Under a covenant-based approach, obligations generally include:
Joining the covenant program and maintaining membership standing.
Submitting action plans or equivalent commitments.
Providing data and progress reporting on packaging composition, recyclability, recycled content, and problematic materials phase-out.
Implementing internal governance to coordinate procurement, product design, marketing, and logistics.
APCO materials explicitly acknowledge that the original 2025 targets are not expected to be fully met within that timeframe and indicate a revised target date will be established. This matters because governments often respond to underperformance with stronger regulation, making early compliance capability a strategic risk control.
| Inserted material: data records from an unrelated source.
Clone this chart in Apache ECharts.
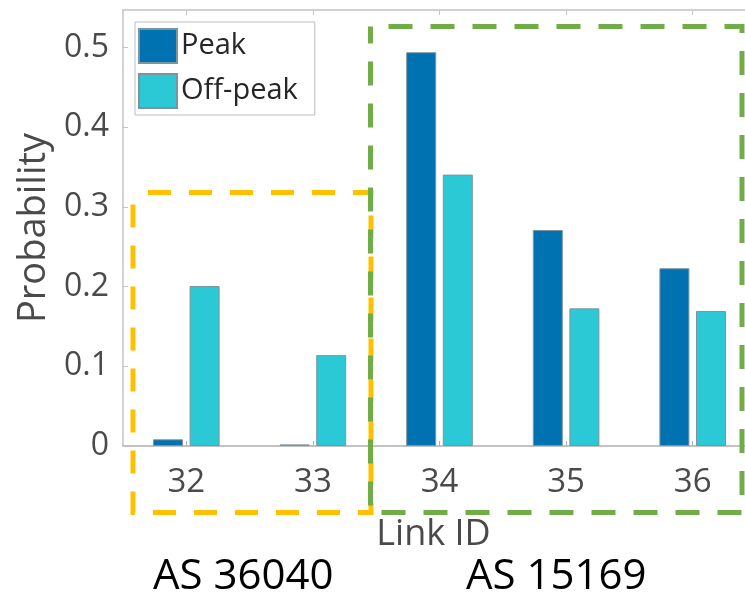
<!DOCTYPE html>
<html>
<head>
<meta charset="utf-8">
<script src="https://cdn.jsdelivr.net/npm/echarts@6/dist/echarts.min.js"></script>
<style>html,body{margin:0;padding:0;background:#fff;}#c{width:745px;height:599px;}</style>
</head>
<body>
<div id="c"></div>
<script>
const categories = ['32', '33', '34', '35', '36'];
const peak = [0.0084, 0.002, 0.494, 0.271, 0.223];
const offPeak = [0.2007, 0.114, 0.3405, 0.1727, 0.1694];
const seriesNames = ['Peak', 'Off-peak'];
const groupLabels = ['AS 36040', 'AS 15169'];

const FONT = 'Open Sans';
const axisGray = '#c4c4c4';
const textGray = '#4a4a4a';

const chart = echarts.init(document.getElementById('c'), null, {renderer: 'canvas'});

const barBorder = {borderColor: '#7a95a0', borderWidth: 1};

const option = {
  animation: false,
  backgroundColor: '#fff',
  grid: {left: 123, top: 10, width: 633, height: 436, containLabel: false, outerBoundsMode: 'none'},
  legend: {
    orient: 'vertical',
    left: 135, top: 22,
    itemWidth: 38, itemHeight: 34, itemGap: 9,
    padding: [6, 17, 6, 3],
    borderColor: '#bdbdbd', borderWidth: 1,
    backgroundColor: '#fff',
    icon: 'rect',
    textStyle: {fontFamily: FONT, fontSize: 29, lineHeight: 34, color: '#262626', padding: [0, 0, 0, -1]},
    data: seriesNames
  },
  xAxis: [{
    type: 'category',
    data: categories,
    position: 'bottom',
    name: 'Link ID',
    nameLocation: 'middle',
    nameGap: 71,
    nameTextStyle: {fontFamily: FONT, fontSize: 36, color: textGray, padding: [0, 12, 0, 0]},
    axisLine: {show: true, lineStyle: {color: '#b0b0b0', width: 1.5}},
    axisTick: {show: true, alignWithLabel: true, inside: true, length: 5, lineStyle: {color: '#b0b0b0'}},
    axisLabel: {fontFamily: FONT, fontSize: 33, color: textGray, margin: 20},
    splitLine: {show: false}
  }, {
    type: 'category',
    data: categories,
    position: 'top',
    axisLine: {show: true, lineStyle: {color: axisGray, width: 1.5}},
    axisTick: {show: true, alignWithLabel: true, inside: true, length: 5, lineStyle: {color: axisGray}},
    axisLabel: {show: false},
    splitLine: {show: false}
  }],
  yAxis: {
    type: 'value',
    min: 0, max: 0.547, interval: 0.1,
    name: 'Probability',
    nameLocation: 'middle',
    nameGap: 69,
    nameTextStyle: {fontFamily: FONT, fontSize: 38, color: textGray},
    axisLine: {show: true, lineStyle: {color: axisGray, width: 1.5}},
    axisTick: {show: true, inside: true, length: 5, lineStyle: {color: axisGray}},
    axisLabel: {fontFamily: FONT, fontSize: 32, color: textGray, margin: 14, showMaxLabel: false,
      formatter: v => (v === 0 ? '0' : String(Math.round(v * 10) / 10))},
    splitLine: {show: false}
  },
  series: [{
    name: seriesNames[0], type: 'bar', data: peak,
    barWidth: 30, barGap: '22%',
    itemStyle: Object.assign({color: '#0071B1'}, barBorder)
  }, {
    name: seriesNames[1], type: 'bar', data: offPeak,
    barWidth: 30, barGap: '22%',
    itemStyle: Object.assign({color: '#2BC8D5'}, barBorder)
  }],
  graphic: [
    {type: 'rect', z: 100, shape: {x: 133, y: 192.5, width: 238, height: 320},
      style: {fill: 'none', stroke: '#FFC000', lineWidth: 5, lineDash: [23, 18], lineDashOffset: -15}},
    {type: 'rect', z: 101, shape: {x: 370.5, y: 26.5, width: 371.5, height: 486},
      style: {fill: 'none', stroke: '#70AD47', lineWidth: 5, lineDash: [24, 18], lineDashOffset: -18}},
    {type: 'text', z: 102, left: 153, top: 556,
      style: {text: groupLabels[0], font: '42px "' + FONT + '"', fill: '#000'}},
    {type: 'text', z: 102, left: 466, top: 556,
      style: {text: groupLabels[1], font: '42px "' + FONT + '"', fill: '#000'}}
  ]
};
chart.setOption(option);
</script>
</body>
</html>
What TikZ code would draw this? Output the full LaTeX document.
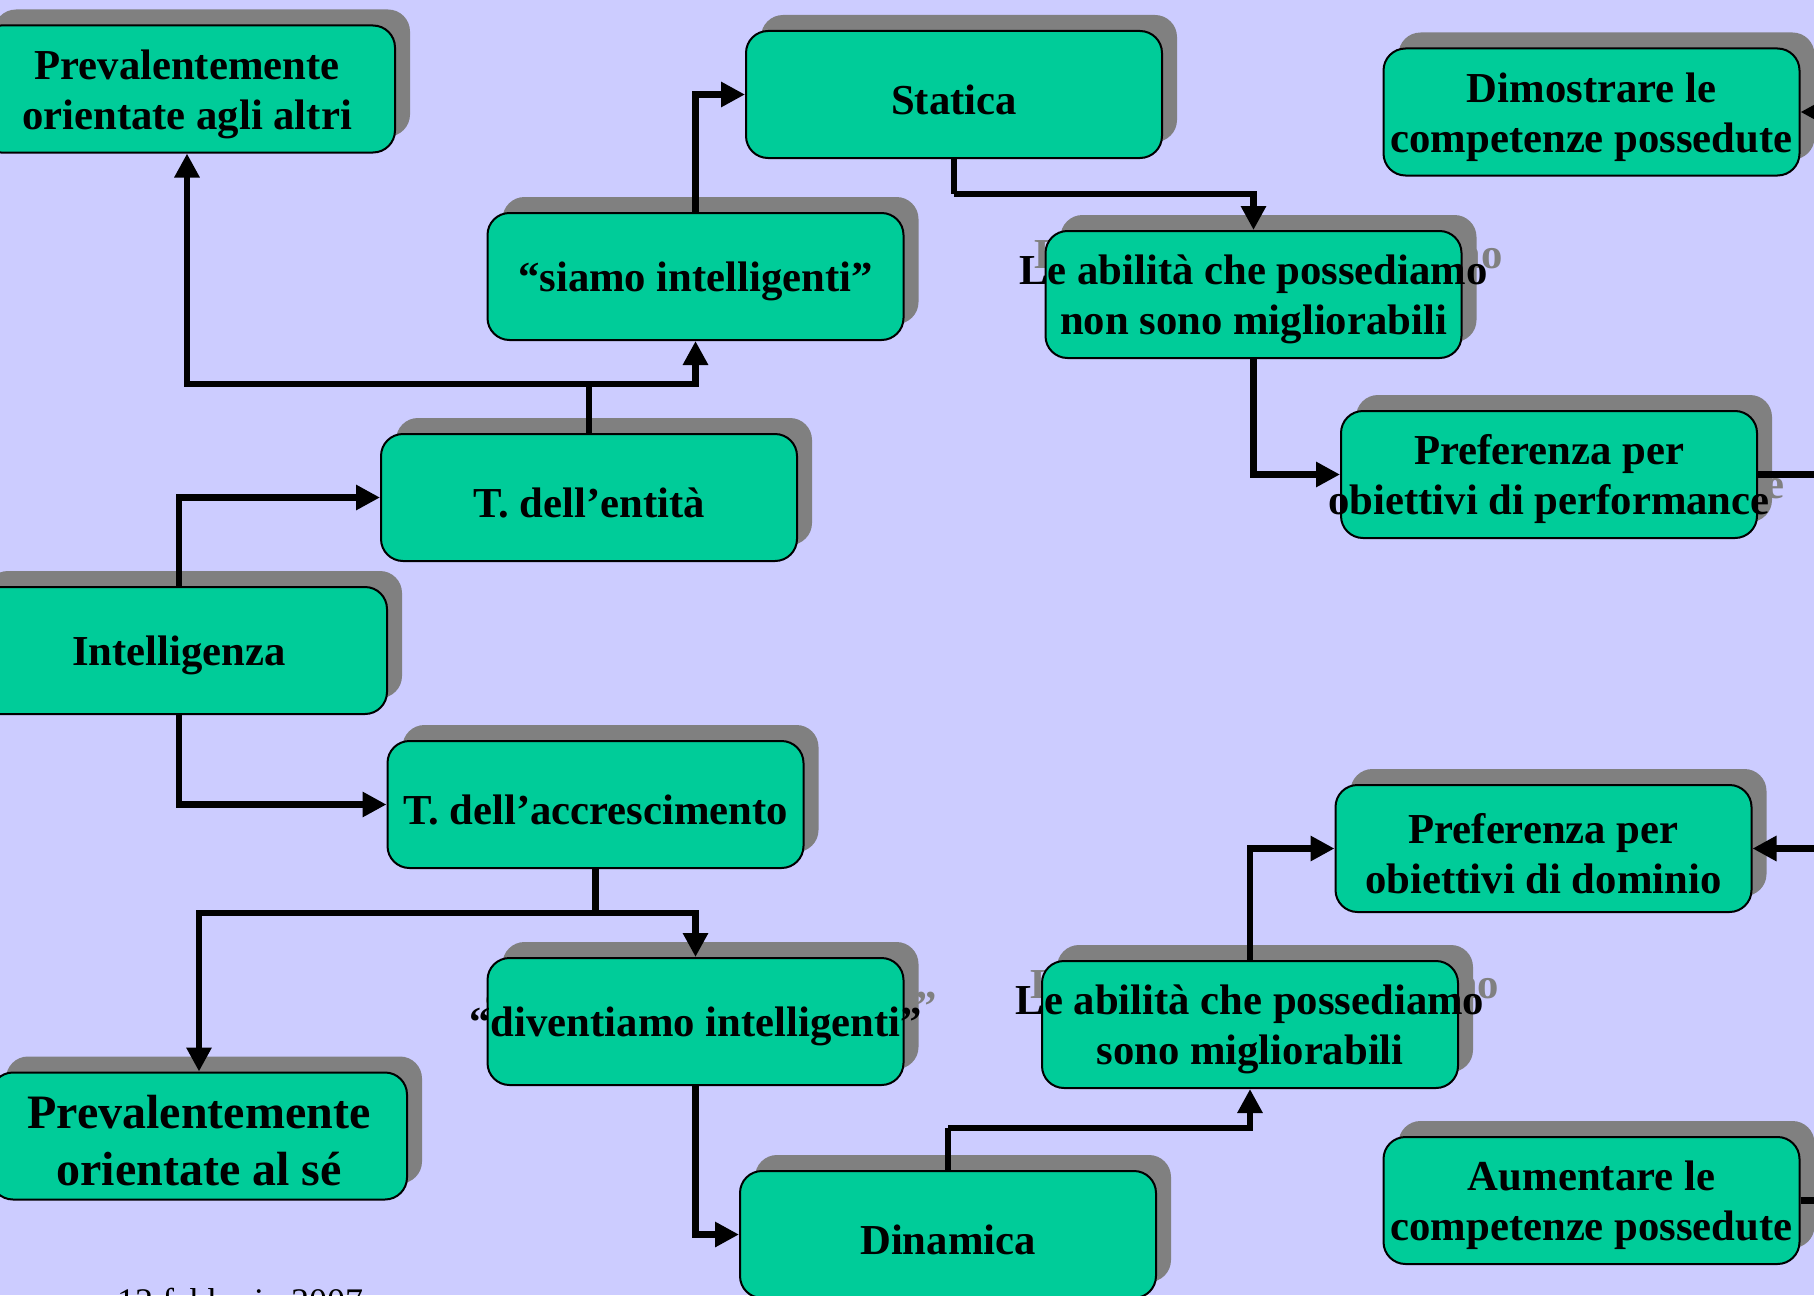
\documentclass[tikz,border=0pt]{standalone}
\usepackage{fontspec}
\setmainfont{Liberation Serif}
\usetikzlibrary{arrows.meta}

\definecolor{bgviolet}{HTML}{CCCCFF}
\definecolor{boxgreen}{HTML}{00CC99}
\definecolor{shadowgray}{HTML}{808080}

\tikzset{
  mainbox/.style={draw=black, line width=2pt, fill=boxgreen, rounded corners=22pt,
    minimum width=416pt, minimum height=127pt, inner sep=0pt},
  shadowbox/.style={fill=shadowgray, rounded corners=22pt,
    minimum width=416pt, minimum height=127pt, inner sep=0pt},
  boxtext/.style={inner sep=0pt, align=center, yshift=-5pt,
    font=\bfseries\fontsize{42.7}{50}\selectfont},
  bigtext/.style={font=\bfseries\fontsize{48}{57}\selectfont},
  ghosttext/.style={boxtext, text=shadowgray},
  link/.style={line width=6.5pt, draw=black},
  arr/.style={link, -{Triangle[length=24pt, width=24pt]}},
}

% box with drop shadow: #1 extra text style, #2 name, #3 centre, #4 text
\newcommand{\shbox}[4][]{%
  \node[shadowbox, xshift=15pt, yshift=16pt] at (#3) {};
  \node[ghosttext, #1, xshift=15pt, yshift=16pt] at (#3) {#4};
  \node[mainbox] (#2) at (#3) {};
  \node[boxtext, #1] at (#2.center) {#4};
}

\begin{document}
\begin{tikzpicture}[x=1pt, y=-1pt]
  \fill[bgviolet] (0,0) rectangle (1814,1295);
  \useasboundingbox (0,0) rectangle (1814,1295);

  % junction points of the connectors
  \coordinate (jA) at (589,384);
  \coordinate (jB) at (954,194);
  \coordinate (jC) at (595.5,913);
  \coordinate (jD) at (948,1128);
  \coordinate (offA) at (1880,474.5);
  \coordinate (offB) at (1880,1200.5);

  \shbox{prevA}{187,89}{Prevalentemente\\orientate agli altri}
  \shbox{statica}{954,94.5}{Statica}
  \shbox{dimo}{1591.5,112}{Dimostrare le\\competenze possedute}
  \shbox{siamo}{695.5,276.5}{“siamo intelligenti”}
  \shbox{abilNon}{1253.5,294.5}{Le abilità che possediamo\\non sono migliorabili}
  \shbox{perf}{1549,474.5}{Preferenza per\\obiettivi di performance}
  \shbox{entita}{589,497.5}{T. dell’entità}
  \shbox{intel}{179,650.5}{Intelligenza}
  \shbox{accr}{595.5,804.5}{T. dell’accrescimento}
  \shbox{dom}{1543.5,848.5}{Preferenza per\\obiettivi di dominio}
  \shbox{diven}{695.5,1021.5}{“diventiamo intelligenti”}
  \shbox{abilSi}{1250,1024.5}{Le abilità che possediamo\\sono migliorabili}
  \shbox[bigtext]{prevS}{199,1136}{Prevalentemente\\orientate al sé}
  \shbox{aum}{1591.5,1200.5}{Aumentare le\\competenze possedute}
  \shbox{dinamica}{948,1234.5}{Dinamica}

  % connectors
  \draw[arr] (intel.north) |- (entita.west);
  \draw[arr] (intel.south) |- (accr.west);
  \draw[link] (entita.north) -- (jA);
  \draw[arr] (jA) -| (prevA.south);
  \draw[arr] (jA) -| (siamo.south);
  \draw[arr] (siamo.north) |- (statica.west);
  \draw[link] (statica.south) -- (jB);
  \draw[arr] (jB) -| (abilNon.north);
  \draw[arr] (abilNon.south) |- (perf.west);
  \draw[arr] (perf.east) -- (offA) |- (dimo.east);
  \draw[link] (accr.south) -- (jC);
  \draw[arr] (jC) -| (prevS.north);
  \draw[arr] (jC) -| (diven.north);
  \draw[arr] (diven.south) |- (dinamica.west);
  \draw[link] (dinamica.north) -- (jD);
  \draw[arr] (jD) -| (abilSi.south);
  \draw[arr] (abilSi.north) |- (dom.west);
  \draw[arr] (aum.east) -- (offB) |- (dom.east);

  % footer date
  \node[anchor=base west, inner sep=0pt, font=\fontsize{36}{40}\selectfont]
    (date) at (117,1313) {12 febbraio 2007};
\end{tikzpicture}
\end{document}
APCO materials also flag that regulatory reforms are expected to enhance design for recyclability, labellin,g and recycled content, indicating future compliance tightening.
Important Deadlines
Original target year: 2025 targets remain a key reference point, even where revision is anticipated.
Revised date forthcoming: APCO indicates a revised target date will be established, creating a moving but predictable compliance horizon.
Current Status
The targets and covenant framework are active policy instruments, supported by government and APCO materials, and closely linked to ongoing packaging regulation reform discussions.
Penalties for Non-Compliance
Primary enforcement is market access and contractual: retailers and brand owners can delist products failing packaging specs. Public reporting and covenant transparency create reputational risk. As reforms tighten, direct regulatory penalties may expand.
Examples of Known Violations
Common packaging compliance breakdowns include:
“Recyclable” labelling is not aligned with real-world collection and processing availability.
Recycled content claims without supplier certificates and chain-of-custody evidence.
Failure to phase out problematic materials due to late redesign and procurement lead times.
Poor packaging of data systems is preventing credible reporting.
Inconsistent specifications across SKUs and markets are leading to non-compliant stock.